____ MATERIAL PROVIDED
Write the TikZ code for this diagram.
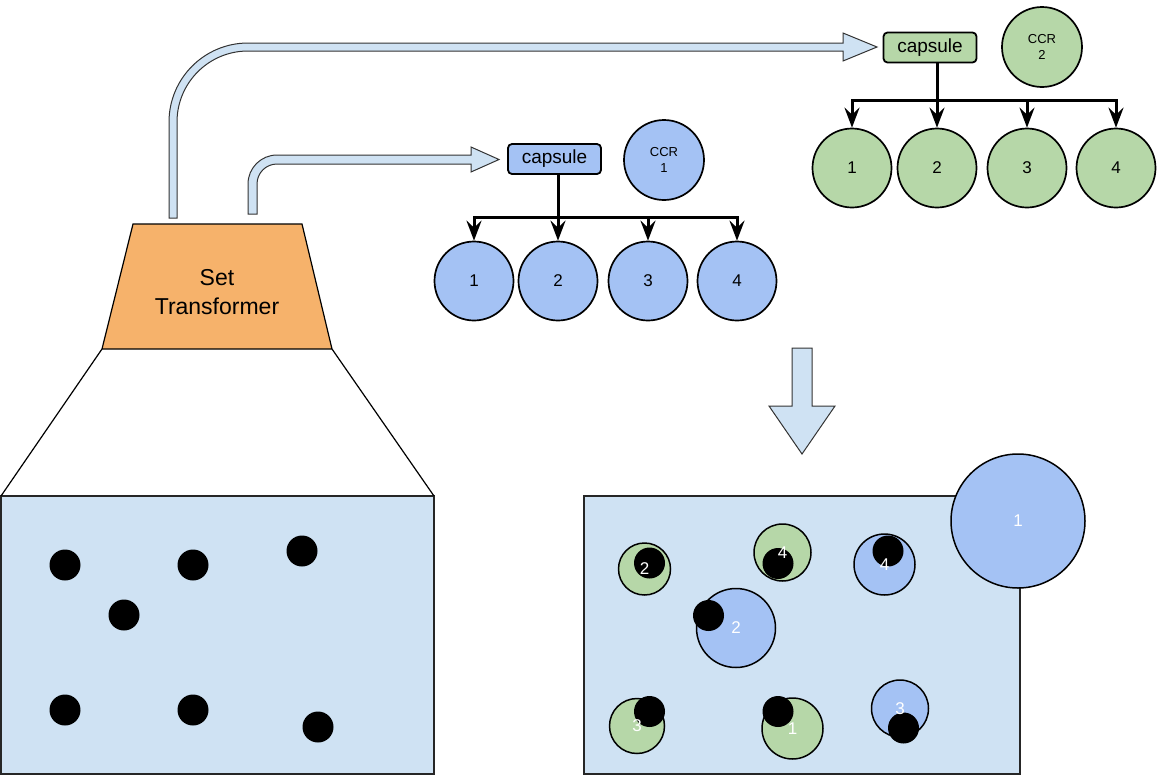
\documentclass[tikz,border=0pt]{standalone}
\usepackage{fontspec}
\setmainfont{Liberation Sans}
\usetikzlibrary{arrows.meta}
\definecolor{paleblue}{HTML}{CFE2F3}
\definecolor{capblue}{HTML}{A4C2F4}
\definecolor{capgreen}{HTML}{B6D7A8}
\definecolor{storange}{HTML}{F6B26B}

\begin{document}
\begin{tikzpicture}[x=1pt, y=1pt,
  capbox/.style={draw, line width=1.8pt, rounded corners=4pt, minimum width=93pt, minimum height=30pt, inner sep=0pt, font=\fontsize{19}{22}\selectfont},
  ccr/.style={draw, line width=1.7pt, circle, minimum size=80pt, inner sep=0pt, align=center, font=\fontsize{13}{16}\selectfont},
  part/.style={draw, line width=1.7pt, circle, minimum size=79pt, inner sep=0pt, font=\fontsize{17}{20}\selectfont},
  tree/.style={line width=3pt, line cap=rect},
  treearrow/.style={tree, -{Stealth[length=20pt, width=15pt, inset=7pt]}},
  fatarrow/.style={draw=black!80, line width=1pt, fill=paleblue},
  blob/.style={draw, line width=1.5pt, circle, inner sep=0pt},
  dot/.style={fill=black, circle, minimum size=31pt, inner sep=0pt},
  tag/.style={text=white, inner sep=0pt, font=\fontsize{17}{20}\selectfont}
]
\useasboundingbox (0,0) rectangle (1165,-782);

% input set
\draw[line width=1.3pt, draw=black!85, fill=paleblue] (1,-496) rectangle (434,-774);
\draw[line width=1.2pt] (102,-349) -- (1,-496);
\draw[line width=1.2pt] (332,-349) -- (434,-496);
\foreach \x/\y [count=\k] in {65/565, 193/565, 302/551, 124/615, 65/710, 193/710, 318/727}
  \node[dot] (p\k) at (\x,-\y) {};

% encoder
\draw[line width=1.2pt, fill=storange] (133,-224) -- (302,-224) -- (332,-349) -- (102,-349) -- cycle;
\node[align=center, font=\fontsize{23}{29.6}\selectfont] (st) at (217,-292) {Set\\Transformer};

% outputs to the capsules
\draw[fatarrow] (169,-218) -- (169,-122) arc[start angle=180, end angle=90, radius=79pt]
  -- (843,-43) -- (843,-33) -- (877,-47) -- (843,-61) -- (843,-51) -- (248,-51)
  arc[start angle=90, end angle=180, radius=71pt] -- (177,-218) -- cycle;
\draw[fatarrow] (248,-214) -- (248,-184) arc[start angle=180, end angle=90, radius=29pt]
  -- (471,-155) -- (471,-147) -- (499,-159.5) -- (471,-172) -- (471,-164) -- (277,-164)
  arc[start angle=90, end angle=180, radius=20pt] -- (257,-214) -- cycle;

% capsule 1
\node[capbox, fill=capblue] (capA) at (554.5,-159) {capsule};
\node[ccr, fill=capblue] (ccrA) at (664,-160) {CCR\\1};
\foreach \n/\x in {1/474, 2/558, 3/648, 4/737}
  \node[part, fill=capblue] (a\n) at (\x,-281) {\n};
\coordinate (barA) at (0,-217);
\draw[tree] (a1 |- barA) -- (a4 |- barA);
\draw[tree] (capA.south -| a2) -- (a2 |- barA);
\foreach \n in {1,...,4}
  \draw[treearrow] (a\n |- barA) -- (a\n.north);

% capsule 2
\node[capbox, fill=capgreen] (capB) at (930,-47.5) {capsule};
\node[ccr, fill=capgreen] (ccrB) at (1042,-47) {CCR\\2};
\foreach \n/\x in {1/852, 2/937, 3/1027, 4/1116}
  \node[part, fill=capgreen] (b\n) at (\x,-168) {\n};
\coordinate (barB) at (0,-100);
\draw[tree] (b1 |- barB) -- (b4 |- barB);
\draw[tree] (capB.south -| b2) -- (b2 |- barB);
\foreach \n in {1,...,4}
  \draw[treearrow] (b\n |- barB) -- (b\n.north);

% decoding
\draw[fatarrow] (792,-348) -- (812,-348) -- (812,-406) -- (835,-406) -- (802,-454) -- (769,-406) -- (792,-406) -- cycle;

% reconstruction
\draw[line width=1.3pt, draw=black!85, fill=paleblue] (584,-496) rectangle (1020,-774);
\node[blob, fill=capblue, minimum size=134pt] (r1) at (1018,-521) {};
\node[tag] at (r1) {1};

\foreach \c/\x/\y/\d/\dx/\dy/\t in {
    capgreen/644.5/569/52/649.5/563/2,
    capgreen/782.5/552.5/57/778/563.5/4,
    capblue/884.5/564.5/61/888/551/4,
    capblue/736/628/79/708.5/615.5/2,
    capgreen/637/726/55/649.5/711.5/3,
    capgreen/792.5/728.5/61/778/711.5/1,
    capblue/900/708.5/57/903.5/728/3}{
  \node[blob, fill=\c, minimum size=\d pt] (q) at (\x,-\y) {};
  \node[dot] (qd) at (\dx,-\dy) {};
  \node[tag] at (q) {\t};
}
\end{tikzpicture}
\end{document}
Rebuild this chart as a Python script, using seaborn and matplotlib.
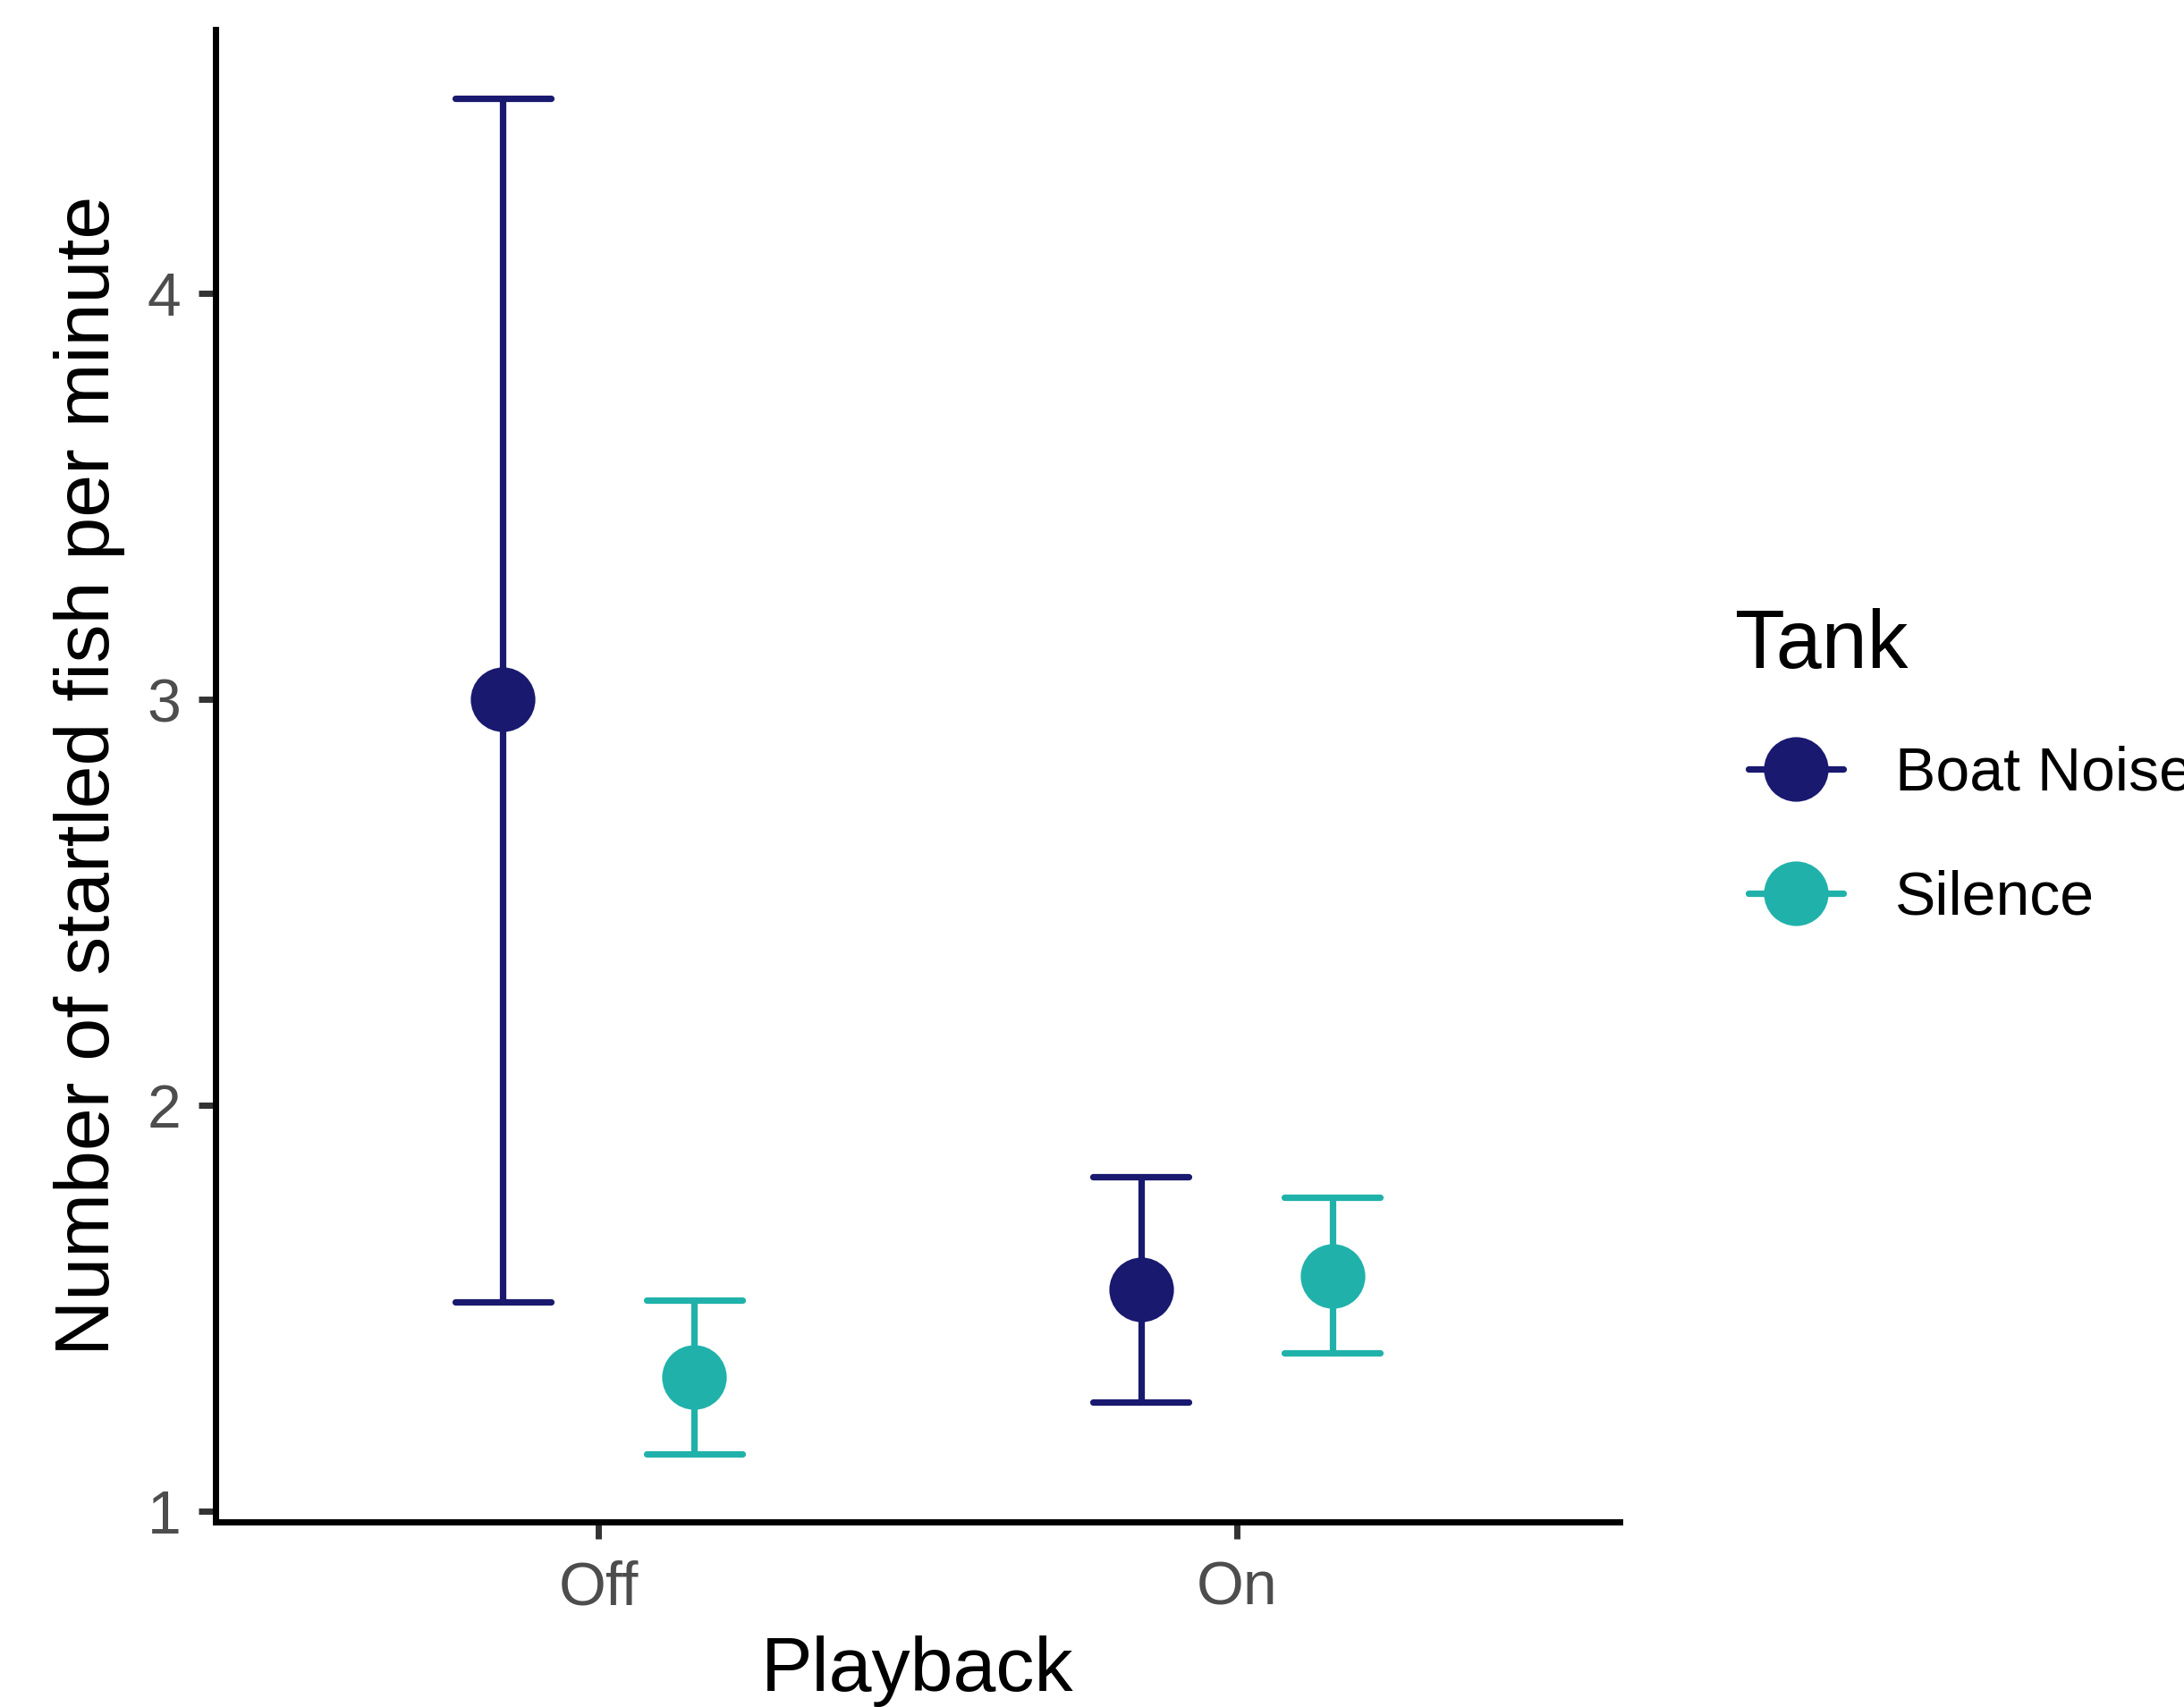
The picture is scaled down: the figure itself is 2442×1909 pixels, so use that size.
import pandas as pd
import seaborn as sns
import matplotlib.pyplot as plt
from matplotlib.lines import Line2D

# values (mean with lower / upper error bar ends)
playback = ["Off", "Off", "On", "On"]
tank = ["Boat Noise", "Silence", "Boat Noise", "Silence"]
mean = [3.00, 1.33, 1.546, 1.579]
lower = [1.515, 1.141, 1.269, 1.390]
upper = [4.480, 1.520, 1.824, 1.773]

tank_order = ["Boat Noise", "Silence"]
colors = {"Boat Noise": "#191970", "Silence": "#20B2AA"}

# long table: median of (lower, mean, upper) is the mean, the full range is the bar
rows = []
for p, t, m, lo, hi in zip(playback, tank, mean, lower, upper):
    for v in (lo, m, hi):
        rows.append({"Playback": p, "Tank": t, "value": v})
df = pd.DataFrame(rows)

sns.set_style("white")
plt.rcParams['font.family'] = ['Liberation Sans', 'DejaVu Sans']
plt.rcParams['text.color'] = 'black'

fig = plt.figure(figsize=(12.21, 9.545), dpi=200)
ax = fig.add_axes([0.0987, 0.1084, 0.6429, 0.8743])

sns.pointplot(data=df, x="Playback", y="value", hue="Tank", hue_order=tank_order,
              order=["Off", "On"], palette=colors, estimator="median",
              errorbar=("pi", 100), dodge=0.3, linestyle="none", capsize=0.15,
              markers="o", markersize=26, markeredgewidth=0,
              err_kws={"linewidth": 2.6}, legend=False, ax=ax)

ax.set_xlim(-0.6, 1.6)
ax.set_ylim(0.974, 4.65)
ax.set_yticks([1, 2, 3, 4])

sns.despine(ax=ax)
for s in ["left", "bottom"]:
    ax.spines[s].set_linewidth(2.5)
    ax.spines[s].set_color("black")

ax.tick_params(axis="both", which="major", length=6.8, width=2.5, color="#333333",
               labelsize=24.5, labelcolor="#4D4D4D", pad=7, left=True, bottom=True)
ax.tick_params(axis="x", pad=8.5)

ax.set_xlabel("Playback", fontsize=31, color="black", labelpad=7.5)
ax.set_ylabel("Number of startled fish per minute", fontsize=31, color="black", labelpad=9)

# legend: title as its own text, keys with a line through the point
fig.text(1940 / 2442, 1 - 747 / 1909, "Tank", fontsize=33, color="black",
         ha="left", va="baseline")
handles = [Line2D([], [], color=colors[t], marker="o", markersize=26, markeredgewidth=0,
                  linewidth=2.6) for t in tank_order]
leg = fig.legend(handles, tank_order, loc="center left",
                 bbox_to_anchor=(1955 / 2442, 1 - 935 / 1909), frameon=False,
                 fontsize=24.5, handlelength=1.56, handletextpad=0.85,
                 labelspacing=1.1, borderpad=0, borderaxespad=0)
for txt in leg.get_texts():
    txt.set_color("black")

fig.savefig("out.png", dpi=200)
________
EXERCISE DESCRIPTION: Keep to the stretch from the line containing "Rebuild this chart" through the line containing "from matplotlib.lines import Line2D", both ends included, and copy it exactly from the listing above, minus the pictures.

EXERCISE RESPONSE:
Rebuild this chart as a Python script, using seaborn and matplotlib.
The picture is scaled down: the figure itself is 2442×1909 pixels, so use that size.
import pandas as pd
import seaborn as sns
import matplotlib.pyplot as plt
from matplotlib.lines import Line2D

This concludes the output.